→ Set exercise:
Which lines hold the word "React"? Copy each of them.

→ Data excerpt:

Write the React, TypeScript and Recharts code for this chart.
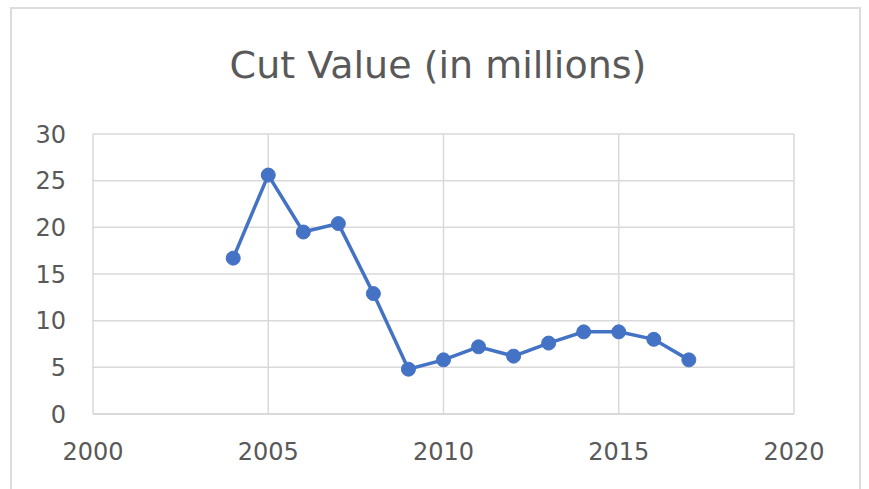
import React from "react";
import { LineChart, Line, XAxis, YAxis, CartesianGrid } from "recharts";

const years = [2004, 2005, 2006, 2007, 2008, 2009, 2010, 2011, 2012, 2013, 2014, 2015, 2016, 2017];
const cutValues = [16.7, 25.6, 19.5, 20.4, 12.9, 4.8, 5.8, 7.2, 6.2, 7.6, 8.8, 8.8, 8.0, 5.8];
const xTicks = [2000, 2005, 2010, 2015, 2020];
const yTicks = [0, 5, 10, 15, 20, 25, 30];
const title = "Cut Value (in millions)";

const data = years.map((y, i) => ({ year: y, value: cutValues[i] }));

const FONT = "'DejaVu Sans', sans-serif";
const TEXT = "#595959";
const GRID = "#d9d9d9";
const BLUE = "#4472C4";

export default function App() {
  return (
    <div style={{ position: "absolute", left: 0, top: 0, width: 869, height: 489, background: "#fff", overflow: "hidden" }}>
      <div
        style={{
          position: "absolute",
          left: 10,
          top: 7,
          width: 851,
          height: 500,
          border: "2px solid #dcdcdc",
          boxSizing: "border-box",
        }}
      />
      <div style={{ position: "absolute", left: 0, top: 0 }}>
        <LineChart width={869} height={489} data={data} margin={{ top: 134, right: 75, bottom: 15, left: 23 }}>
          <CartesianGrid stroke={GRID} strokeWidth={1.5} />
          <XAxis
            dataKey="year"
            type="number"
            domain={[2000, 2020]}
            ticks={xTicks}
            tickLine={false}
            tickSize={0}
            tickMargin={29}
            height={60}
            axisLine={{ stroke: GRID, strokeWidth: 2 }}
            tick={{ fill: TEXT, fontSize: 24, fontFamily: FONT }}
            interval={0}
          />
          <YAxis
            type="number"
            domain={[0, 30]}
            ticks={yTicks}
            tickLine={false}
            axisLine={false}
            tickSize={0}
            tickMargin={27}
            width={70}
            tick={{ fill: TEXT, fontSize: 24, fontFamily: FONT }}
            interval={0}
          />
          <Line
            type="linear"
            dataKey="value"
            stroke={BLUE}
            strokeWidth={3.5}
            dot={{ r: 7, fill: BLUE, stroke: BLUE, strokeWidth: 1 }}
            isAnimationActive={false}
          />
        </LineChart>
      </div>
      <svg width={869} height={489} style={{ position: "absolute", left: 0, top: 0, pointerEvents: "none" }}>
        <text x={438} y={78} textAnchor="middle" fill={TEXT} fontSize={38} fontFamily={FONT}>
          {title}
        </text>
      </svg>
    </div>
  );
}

→ Task answer:
Write the React, TypeScript and Recharts code for this chart.
import React from "react";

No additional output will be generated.